(Dataset records)
_ _ _ _ _ _ _

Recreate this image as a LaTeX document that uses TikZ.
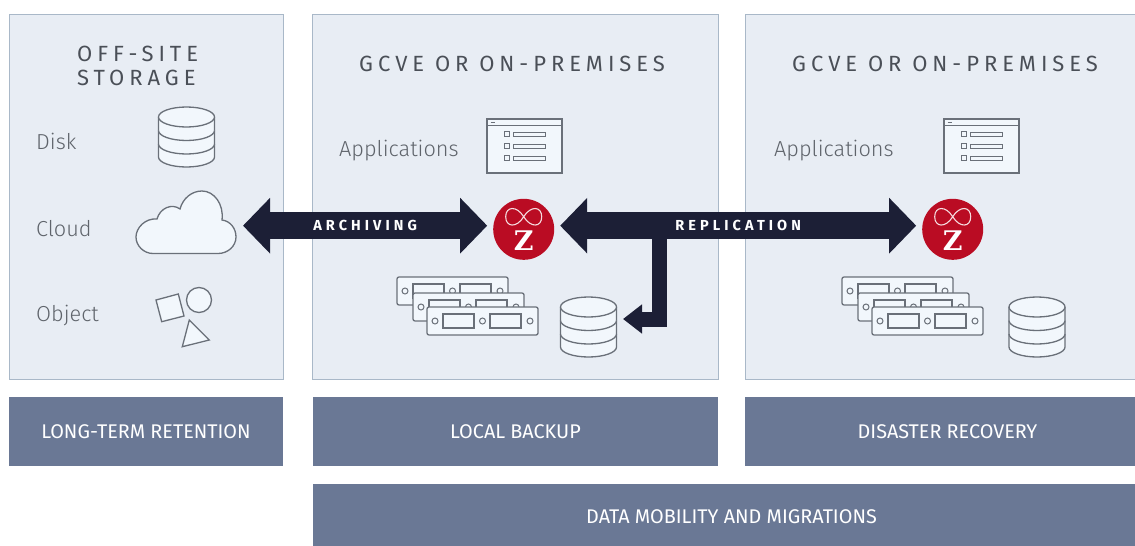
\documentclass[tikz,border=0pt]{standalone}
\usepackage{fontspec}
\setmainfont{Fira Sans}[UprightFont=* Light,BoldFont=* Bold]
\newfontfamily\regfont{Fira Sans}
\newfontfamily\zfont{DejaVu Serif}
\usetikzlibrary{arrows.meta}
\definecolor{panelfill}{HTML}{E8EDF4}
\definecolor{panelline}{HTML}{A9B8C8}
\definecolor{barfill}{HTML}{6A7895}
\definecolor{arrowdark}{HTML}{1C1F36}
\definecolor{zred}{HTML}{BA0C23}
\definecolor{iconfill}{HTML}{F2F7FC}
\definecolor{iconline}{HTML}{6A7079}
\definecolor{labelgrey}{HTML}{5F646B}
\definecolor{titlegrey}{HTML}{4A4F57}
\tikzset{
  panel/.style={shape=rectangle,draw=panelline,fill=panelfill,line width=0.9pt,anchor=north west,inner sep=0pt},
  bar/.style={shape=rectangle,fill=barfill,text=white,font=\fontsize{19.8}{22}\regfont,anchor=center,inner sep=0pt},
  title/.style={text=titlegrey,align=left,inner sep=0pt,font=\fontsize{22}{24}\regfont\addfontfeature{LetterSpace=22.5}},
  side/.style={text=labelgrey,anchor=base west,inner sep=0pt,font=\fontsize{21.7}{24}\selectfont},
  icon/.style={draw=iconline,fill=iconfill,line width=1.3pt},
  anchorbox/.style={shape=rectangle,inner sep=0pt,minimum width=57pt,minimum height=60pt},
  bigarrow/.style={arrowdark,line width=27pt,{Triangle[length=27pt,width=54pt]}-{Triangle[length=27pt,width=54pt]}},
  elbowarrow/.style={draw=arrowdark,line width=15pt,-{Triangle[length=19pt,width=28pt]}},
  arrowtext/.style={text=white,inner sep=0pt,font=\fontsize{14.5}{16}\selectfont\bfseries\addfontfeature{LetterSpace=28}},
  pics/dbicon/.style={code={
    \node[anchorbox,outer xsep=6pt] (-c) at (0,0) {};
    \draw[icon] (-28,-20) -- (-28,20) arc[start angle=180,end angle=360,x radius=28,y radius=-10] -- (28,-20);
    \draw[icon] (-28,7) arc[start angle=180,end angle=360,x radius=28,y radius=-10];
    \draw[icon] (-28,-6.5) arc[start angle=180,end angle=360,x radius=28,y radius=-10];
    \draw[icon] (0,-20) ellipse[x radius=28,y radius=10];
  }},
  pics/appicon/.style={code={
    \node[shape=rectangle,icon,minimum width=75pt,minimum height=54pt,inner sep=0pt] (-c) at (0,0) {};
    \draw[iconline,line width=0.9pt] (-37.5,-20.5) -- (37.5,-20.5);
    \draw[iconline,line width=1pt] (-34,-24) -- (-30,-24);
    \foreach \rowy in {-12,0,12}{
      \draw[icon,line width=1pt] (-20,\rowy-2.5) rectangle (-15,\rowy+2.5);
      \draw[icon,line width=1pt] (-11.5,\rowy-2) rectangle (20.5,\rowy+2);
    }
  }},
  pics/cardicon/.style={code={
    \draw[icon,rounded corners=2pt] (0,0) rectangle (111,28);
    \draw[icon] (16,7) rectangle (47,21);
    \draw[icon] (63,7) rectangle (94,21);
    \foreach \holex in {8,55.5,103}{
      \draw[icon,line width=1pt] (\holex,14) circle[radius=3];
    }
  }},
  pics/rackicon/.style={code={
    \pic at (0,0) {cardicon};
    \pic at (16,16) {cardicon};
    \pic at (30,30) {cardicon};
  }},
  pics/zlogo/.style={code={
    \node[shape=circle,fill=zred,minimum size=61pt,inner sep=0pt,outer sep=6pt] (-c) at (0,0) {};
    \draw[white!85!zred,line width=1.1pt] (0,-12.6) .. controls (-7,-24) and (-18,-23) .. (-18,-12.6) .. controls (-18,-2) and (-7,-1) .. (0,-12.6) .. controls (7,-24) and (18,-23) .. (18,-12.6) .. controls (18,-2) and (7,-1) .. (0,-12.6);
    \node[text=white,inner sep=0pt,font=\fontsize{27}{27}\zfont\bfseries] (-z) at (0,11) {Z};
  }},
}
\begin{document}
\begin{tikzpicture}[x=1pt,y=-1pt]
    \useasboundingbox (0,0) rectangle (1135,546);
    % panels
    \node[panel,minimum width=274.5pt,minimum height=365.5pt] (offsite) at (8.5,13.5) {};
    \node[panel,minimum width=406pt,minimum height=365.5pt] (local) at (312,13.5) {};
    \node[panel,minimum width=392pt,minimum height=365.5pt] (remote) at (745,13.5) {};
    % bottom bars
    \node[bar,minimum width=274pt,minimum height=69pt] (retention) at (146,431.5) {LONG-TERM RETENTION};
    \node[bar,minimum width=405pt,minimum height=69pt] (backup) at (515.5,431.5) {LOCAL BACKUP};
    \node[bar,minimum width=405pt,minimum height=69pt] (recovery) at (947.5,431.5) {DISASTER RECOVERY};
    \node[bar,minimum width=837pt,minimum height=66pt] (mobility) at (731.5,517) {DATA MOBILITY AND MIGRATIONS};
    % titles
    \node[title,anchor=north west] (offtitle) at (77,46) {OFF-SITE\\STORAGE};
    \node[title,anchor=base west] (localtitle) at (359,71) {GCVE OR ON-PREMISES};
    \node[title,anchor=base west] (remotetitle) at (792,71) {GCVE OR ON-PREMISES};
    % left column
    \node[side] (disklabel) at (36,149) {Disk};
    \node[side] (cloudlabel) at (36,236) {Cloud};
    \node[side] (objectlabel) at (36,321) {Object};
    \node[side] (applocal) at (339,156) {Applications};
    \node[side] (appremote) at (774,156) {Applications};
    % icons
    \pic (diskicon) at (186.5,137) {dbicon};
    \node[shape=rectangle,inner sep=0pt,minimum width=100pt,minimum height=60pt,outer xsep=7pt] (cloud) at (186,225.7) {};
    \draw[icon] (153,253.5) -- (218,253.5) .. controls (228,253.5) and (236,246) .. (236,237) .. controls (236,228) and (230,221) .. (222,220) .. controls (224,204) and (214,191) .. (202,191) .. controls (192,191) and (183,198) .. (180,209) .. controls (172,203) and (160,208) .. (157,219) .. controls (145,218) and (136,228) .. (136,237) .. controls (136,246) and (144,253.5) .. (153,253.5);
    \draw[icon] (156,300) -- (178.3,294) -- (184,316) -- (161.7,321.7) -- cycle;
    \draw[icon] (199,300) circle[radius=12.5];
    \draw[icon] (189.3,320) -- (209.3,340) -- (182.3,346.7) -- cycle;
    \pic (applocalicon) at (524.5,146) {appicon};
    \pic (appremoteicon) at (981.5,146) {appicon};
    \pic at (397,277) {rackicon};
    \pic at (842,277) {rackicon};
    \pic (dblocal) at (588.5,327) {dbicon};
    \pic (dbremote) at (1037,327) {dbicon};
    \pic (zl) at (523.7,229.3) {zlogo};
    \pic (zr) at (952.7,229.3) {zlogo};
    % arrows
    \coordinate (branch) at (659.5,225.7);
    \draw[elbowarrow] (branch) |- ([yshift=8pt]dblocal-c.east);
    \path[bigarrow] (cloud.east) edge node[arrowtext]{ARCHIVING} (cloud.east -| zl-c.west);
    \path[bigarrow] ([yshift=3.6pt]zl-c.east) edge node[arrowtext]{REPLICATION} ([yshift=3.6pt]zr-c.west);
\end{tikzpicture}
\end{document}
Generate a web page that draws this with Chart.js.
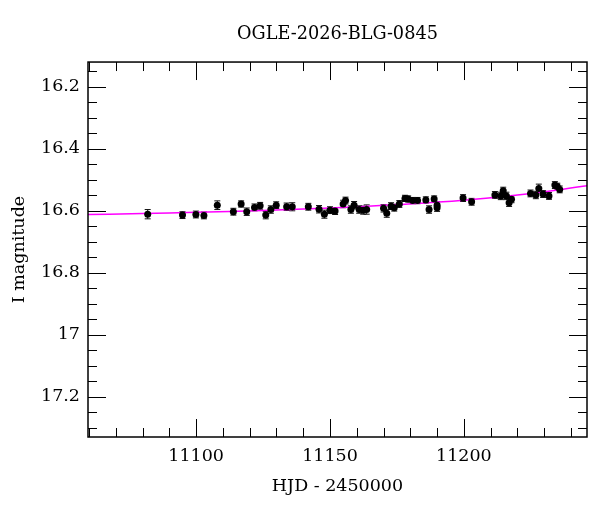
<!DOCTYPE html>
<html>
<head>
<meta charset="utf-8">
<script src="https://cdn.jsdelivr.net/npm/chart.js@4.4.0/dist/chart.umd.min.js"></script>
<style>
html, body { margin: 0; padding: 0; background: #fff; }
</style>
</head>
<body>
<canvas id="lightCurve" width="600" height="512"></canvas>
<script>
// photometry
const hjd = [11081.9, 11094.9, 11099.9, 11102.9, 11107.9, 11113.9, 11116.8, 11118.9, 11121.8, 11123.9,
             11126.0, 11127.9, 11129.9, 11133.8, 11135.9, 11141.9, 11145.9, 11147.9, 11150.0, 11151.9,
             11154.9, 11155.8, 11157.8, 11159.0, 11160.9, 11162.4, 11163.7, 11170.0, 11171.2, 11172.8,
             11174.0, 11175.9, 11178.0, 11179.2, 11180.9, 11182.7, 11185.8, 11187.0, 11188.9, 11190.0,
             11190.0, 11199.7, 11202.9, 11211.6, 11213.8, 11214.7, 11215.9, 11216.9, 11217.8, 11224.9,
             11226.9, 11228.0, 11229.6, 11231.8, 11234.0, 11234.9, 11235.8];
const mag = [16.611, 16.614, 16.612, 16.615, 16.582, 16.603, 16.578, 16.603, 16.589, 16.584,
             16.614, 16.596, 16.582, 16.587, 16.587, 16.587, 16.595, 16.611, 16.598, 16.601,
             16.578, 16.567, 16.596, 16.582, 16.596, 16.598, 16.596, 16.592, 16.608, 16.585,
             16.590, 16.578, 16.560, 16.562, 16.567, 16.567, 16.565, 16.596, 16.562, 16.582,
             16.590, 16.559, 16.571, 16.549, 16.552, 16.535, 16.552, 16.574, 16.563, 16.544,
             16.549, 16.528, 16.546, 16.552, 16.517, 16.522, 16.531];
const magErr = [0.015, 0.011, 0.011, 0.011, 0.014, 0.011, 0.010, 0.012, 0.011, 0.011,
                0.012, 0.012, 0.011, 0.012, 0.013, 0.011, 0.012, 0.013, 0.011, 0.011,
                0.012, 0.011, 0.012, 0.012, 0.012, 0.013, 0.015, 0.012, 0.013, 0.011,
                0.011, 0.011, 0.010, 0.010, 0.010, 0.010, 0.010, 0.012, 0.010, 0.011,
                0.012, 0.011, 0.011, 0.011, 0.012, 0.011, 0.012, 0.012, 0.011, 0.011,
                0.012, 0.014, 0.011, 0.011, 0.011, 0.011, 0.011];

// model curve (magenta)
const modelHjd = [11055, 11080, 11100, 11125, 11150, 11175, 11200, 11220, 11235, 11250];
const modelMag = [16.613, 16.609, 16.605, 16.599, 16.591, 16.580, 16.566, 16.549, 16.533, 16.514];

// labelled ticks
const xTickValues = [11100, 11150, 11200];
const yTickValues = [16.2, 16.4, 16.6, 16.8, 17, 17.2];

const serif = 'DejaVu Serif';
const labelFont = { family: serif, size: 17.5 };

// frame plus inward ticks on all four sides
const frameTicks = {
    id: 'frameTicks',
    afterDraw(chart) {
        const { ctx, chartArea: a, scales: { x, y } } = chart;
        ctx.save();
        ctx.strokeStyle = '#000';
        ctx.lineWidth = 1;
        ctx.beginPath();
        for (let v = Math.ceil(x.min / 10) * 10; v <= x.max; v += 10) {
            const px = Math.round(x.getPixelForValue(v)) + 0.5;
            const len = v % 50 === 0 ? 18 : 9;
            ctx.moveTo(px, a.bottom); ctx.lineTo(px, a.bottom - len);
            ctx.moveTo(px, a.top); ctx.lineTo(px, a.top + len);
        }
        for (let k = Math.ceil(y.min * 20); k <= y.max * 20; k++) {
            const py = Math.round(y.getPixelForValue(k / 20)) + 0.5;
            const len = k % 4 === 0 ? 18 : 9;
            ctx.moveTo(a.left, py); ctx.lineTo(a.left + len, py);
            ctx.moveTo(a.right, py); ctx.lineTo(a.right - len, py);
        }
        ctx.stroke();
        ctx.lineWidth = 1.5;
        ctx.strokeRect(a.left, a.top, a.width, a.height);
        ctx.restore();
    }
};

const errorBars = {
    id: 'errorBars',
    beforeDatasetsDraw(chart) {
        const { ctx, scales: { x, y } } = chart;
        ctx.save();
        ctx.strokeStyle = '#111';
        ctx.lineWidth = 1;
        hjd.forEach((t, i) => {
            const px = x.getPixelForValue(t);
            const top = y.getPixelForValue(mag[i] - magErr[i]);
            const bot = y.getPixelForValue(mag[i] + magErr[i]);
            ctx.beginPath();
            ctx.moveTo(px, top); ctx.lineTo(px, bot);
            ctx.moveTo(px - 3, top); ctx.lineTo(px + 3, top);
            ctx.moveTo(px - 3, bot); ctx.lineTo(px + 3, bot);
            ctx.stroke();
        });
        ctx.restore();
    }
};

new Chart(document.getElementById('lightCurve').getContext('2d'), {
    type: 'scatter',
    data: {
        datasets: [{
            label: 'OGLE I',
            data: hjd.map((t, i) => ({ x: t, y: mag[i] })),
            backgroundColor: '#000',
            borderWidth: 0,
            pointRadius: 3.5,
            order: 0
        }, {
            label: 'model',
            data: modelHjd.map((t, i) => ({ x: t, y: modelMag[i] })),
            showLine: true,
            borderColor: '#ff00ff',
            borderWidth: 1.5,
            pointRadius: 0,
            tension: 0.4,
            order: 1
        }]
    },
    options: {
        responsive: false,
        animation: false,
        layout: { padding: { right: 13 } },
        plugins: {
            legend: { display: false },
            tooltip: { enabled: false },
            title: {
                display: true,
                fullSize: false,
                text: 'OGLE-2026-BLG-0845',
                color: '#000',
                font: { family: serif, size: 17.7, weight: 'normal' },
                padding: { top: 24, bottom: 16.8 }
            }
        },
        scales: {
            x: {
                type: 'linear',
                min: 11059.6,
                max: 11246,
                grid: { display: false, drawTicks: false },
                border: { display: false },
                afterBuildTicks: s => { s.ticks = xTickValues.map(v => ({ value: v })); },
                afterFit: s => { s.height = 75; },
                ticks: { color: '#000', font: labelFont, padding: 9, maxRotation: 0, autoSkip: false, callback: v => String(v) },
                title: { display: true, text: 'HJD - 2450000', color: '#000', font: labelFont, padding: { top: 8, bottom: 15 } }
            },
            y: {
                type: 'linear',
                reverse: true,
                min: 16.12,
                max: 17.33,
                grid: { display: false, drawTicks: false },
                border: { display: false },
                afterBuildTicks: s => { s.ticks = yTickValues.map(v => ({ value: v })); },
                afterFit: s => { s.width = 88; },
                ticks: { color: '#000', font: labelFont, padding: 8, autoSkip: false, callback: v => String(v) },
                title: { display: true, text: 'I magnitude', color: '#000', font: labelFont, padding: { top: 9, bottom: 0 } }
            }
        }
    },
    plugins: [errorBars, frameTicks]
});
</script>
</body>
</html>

_ _ _ _ _ _ _

**DIRECTIONS**
Scan the records above for the string "this", then report every line that contains it.

**THE RESULT**
Recreate this image as a LaTeX document that uses TikZ.
Generate a web page that draws this with Chart.js.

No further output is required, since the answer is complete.